▶ [What to produce]
From the first line of the data below through the line bearing "Chart.register(...registerables);", reproduce each line exactly; do not include pictures.

▶ [Raw data]
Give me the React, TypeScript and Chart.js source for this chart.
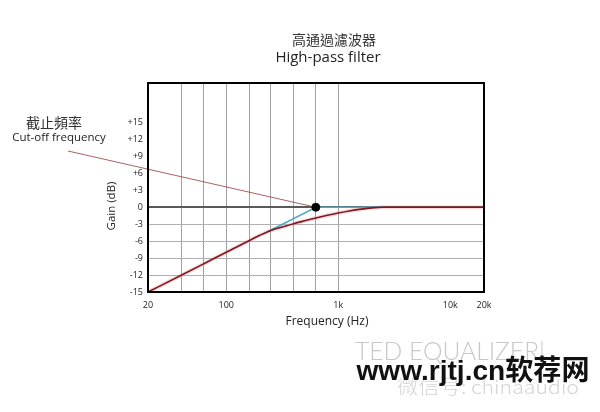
import React, { useEffect, useRef } from "react";
import { Chart, registerables } from "chart.js";

Chart.register(...registerables);

// ---- data ----
const RESPONSE_FREQ = [20, 40, 63, 100, 150, 200, 250, 315, 400, 500, 630, 800, 1000, 1250, 1600, 2000, 2500, 5000, 20000];
const RESPONSE_GAIN = [-15, -12.0, -10.0, -7.95, -6.2, -4.95, -4.1, -3.5, -2.9, -2.4, -1.9, -1.42, -1.02, -0.66, -0.33, -0.1, 0, 0, 0];
const ASYMPTOTE_FREQ = [237, 630, 2500];
const ASYMPTOTE_GAIN = [-4.3, 0, 0];
const CUTOFF_FREQ = [630];
const CUTOFF_GAIN = [0];
const X_GRID = [20, 40, 63, 100, 160, 250, 400, 630, 1000, 10000, 20000];
const X_LABELS: Record<number, string> = { 20: "20", 100: "100", 1000: "1k", 10000: "10k", 20000: "20k" };
const Y_TICKS = [-15, -12, -9, -6, -3, 0, 3, 6, 9, 12, 15];

const TITLE_ZH = "高通過濾波器";
const TITLE_EN = "High-pass filter";
const NOTE_ZH = "截止頻率";
const NOTE_EN = "Cut-off frequency";
const X_TITLE = "Frequency (Hz)";
const Y_TITLE = "Gain (dB)";
const WM_1 = "TED EQUALIZER|";
const WM_2 = "www.rjtj.cn软荐网";
const WM_3 = "微信号: chinaaudio";

const FONT = '"Open Sans", "Noto Sans CJK TC", sans-serif';
const CJK = '"Noto Sans CJK TC", "Open Sans", sans-serif';

const toPts = (xs: number[], ys: number[]) => xs.map((x, i) => ({ x, y: ys[i] }));

function text(ctx: CanvasRenderingContext2D, s: string, x: number, y: number, font: string, color: string) {
  ctx.save();
  ctx.font = font;
  ctx.fillStyle = color;
  ctx.textAlign = "center";
  ctx.textBaseline = "middle";
  ctx.fillText(s, x, y);
  ctx.restore();
}

function textFit(ctx: CanvasRenderingContext2D, s: string, cx: number, cy: number, width: number, font: string, color: string) {
  ctx.save();
  ctx.font = font;
  const w = ctx.measureText(s).width;
  ctx.translate(cx, cy);
  ctx.scale(width / w, 1);
  ctx.fillStyle = color;
  ctx.textAlign = "center";
  ctx.textBaseline = "middle";
  ctx.fillText(s, 0, 0);
  ctx.restore();
}

const decorations = {
  id: "decorations",
  beforeDatasetsDraw(chart: any) {
    const ctx = chart.ctx as CanvasRenderingContext2D;
    const px = chart.scales.x.getPixelForValue(CUTOFF_FREQ[0]);
    const py = chart.scales.y.getPixelForValue(CUTOFF_GAIN[0]);
    ctx.save();
    ctx.strokeStyle = "rgba(150,70,70,0.85)";
    ctx.lineWidth = 1;
    ctx.beginPath();
    ctx.moveTo(68, 151);
    ctx.lineTo(px, py);
    ctx.stroke();
    ctx.restore();
  },
  afterDatasetsDraw(chart: any) {
    const ctx = chart.ctx as CanvasRenderingContext2D;
    const a = chart.chartArea;
    ctx.save();
    ctx.strokeStyle = "#000";
    ctx.lineWidth = 2;
    ctx.strokeRect(a.left, a.top, a.right - a.left, a.bottom - a.top);
    ctx.restore();
  },
  afterDraw(chart: any) {
    const ctx = chart.ctx as CanvasRenderingContext2D;
    text(ctx, TITLE_ZH, 334, 40, `14px ${CJK}`, "#333");
    text(ctx, TITLE_EN, 328, 58, `15px ${FONT}`, "#222");
    text(ctx, NOTE_ZH, 54, 123, `14px ${CJK}`, "#333");
    text(ctx, NOTE_EN, 59, 138, `11.5px ${FONT}`, "#222");
    text(ctx, X_TITLE, 327, 322, `12px ${FONT}`, "#222");
    ctx.save();
    ctx.translate(112, 206);
    ctx.rotate(-Math.PI / 2);
    text(ctx, Y_TITLE, 0, 0, `11.5px ${FONT}`, "#222");
    ctx.restore();
    // watermarks
    textFit(ctx, WM_1, 450, 352, 190, `300 25px Lato, ${FONT}`, "#c8c8c8");
    textFit(ctx, WM_3, 488, 387, 182, `300 19px ${CJK}`, "#d4d4d4");
    textFit(ctx, WM_2, 473, 372, 233, `bold 28px "Liberation Sans", "Noto Sans CJK SC", sans-serif`, "#111");
  },
};

export default function App() {
  const ref = useRef<HTMLCanvasElement>(null);
  useEffect(() => {
    const chart = new Chart(ref.current!, {
      type: "line",
      data: {
        datasets: [
          {
            data: toPts(CUTOFF_FREQ, CUTOFF_GAIN),
            showLine: false,
            pointRadius: 4,
            pointBackgroundColor: "#000",
            pointBorderColor: "#000",
          },
          {
            data: toPts(RESPONSE_FREQ, RESPONSE_GAIN),
            borderColor: "#7d1820",
            borderWidth: 1.6,
            pointRadius: 0,
            cubicInterpolationMode: "monotone",
          },
          {
            data: toPts(ASYMPTOTE_FREQ, ASYMPTOTE_GAIN),
            borderColor: "#4fa9c6",
            borderWidth: 1.6,
            pointRadius: 0,
            tension: 0,
          },
          {
            data: toPts(RESPONSE_FREQ, RESPONSE_GAIN),
            borderColor: "rgba(235,150,160,0.35)",
            borderWidth: 4,
            pointRadius: 0,
            cubicInterpolationMode: "monotone",
          },
        ],
      },
      options: {
        responsive: false,
        animation: false,
        layout: { padding: { top: 83, right: 116, left: 0, bottom: 0 } },
        plugins: {
          legend: { display: false },
          tooltip: { enabled: false },
          title: { display: false },
        },
        scales: {
          x: {
            type: "logarithmic",
            min: 20,
            max: 20000,
            afterBuildTicks: (s: any) => {
              s.ticks = X_GRID.map((v) => ({ value: v }));
            },
            afterFit: (s: any) => {
              s.height = 120;
            },
            grid: {
              drawTicks: false,
              lineWidth: 1,
              color: (c: any) => {
                const v = c.tick?.value;
                return v > 20 && v <= 1000 ? "#a0a0a0" : "rgba(0,0,0,0)";
              },
            },
            border: { color: "#000", width: 2 },
            ticks: {
              autoSkip: false,
              maxRotation: 0,
              padding: 8,
              color: "#222",
              font: { size: 9, family: FONT },
              callback: (v: any) => X_LABELS[Number(v)] ?? "",
            },
          },
          y: {
            type: "linear",
            min: -15,
            max: 22,
            afterBuildTicks: (s: any) => {
              s.ticks = Y_TICKS.map((v) => ({ value: v }));
            },
            afterFit: (s: any) => {
              s.width = 148;
            },
            grid: {
              drawTicks: false,
              color: (c: any) => {
                const v = c.tick?.value;
                if (v === 0) return "#5a5a5a";
                if (v < 0 && v > -15) return "#b0b0b0";
                return "rgba(0,0,0,0)";
              },
              lineWidth: (c: any) => (c.tick?.value === 0 ? 2 : 1),
            },
            border: { color: "#000", width: 2 },
            ticks: {
              padding: 5,
              color: "#222",
              font: { size: 9, family: FONT },
              callback: (v: any) => (Number(v) > 0 ? "+" + v : String(v)),
            },
          },
        },
      },
      plugins: [decorations],
    } as any);
    return () => chart.destroy();
  }, []);
  return (
    <div style={{ position: "absolute", left: 0, top: 0, width: 600, height: 412, background: "#fff" }}>
      <canvas ref={ref} width={600} height={412} style={{ display: "block" }} />
    </div>
  );
}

▶ [Response]
Give me the React, TypeScript and Chart.js source for this chart.
import React, { useEffect, useRef } from "react";
import { Chart, registerables } from "chart.js";

Chart.register(...registerables);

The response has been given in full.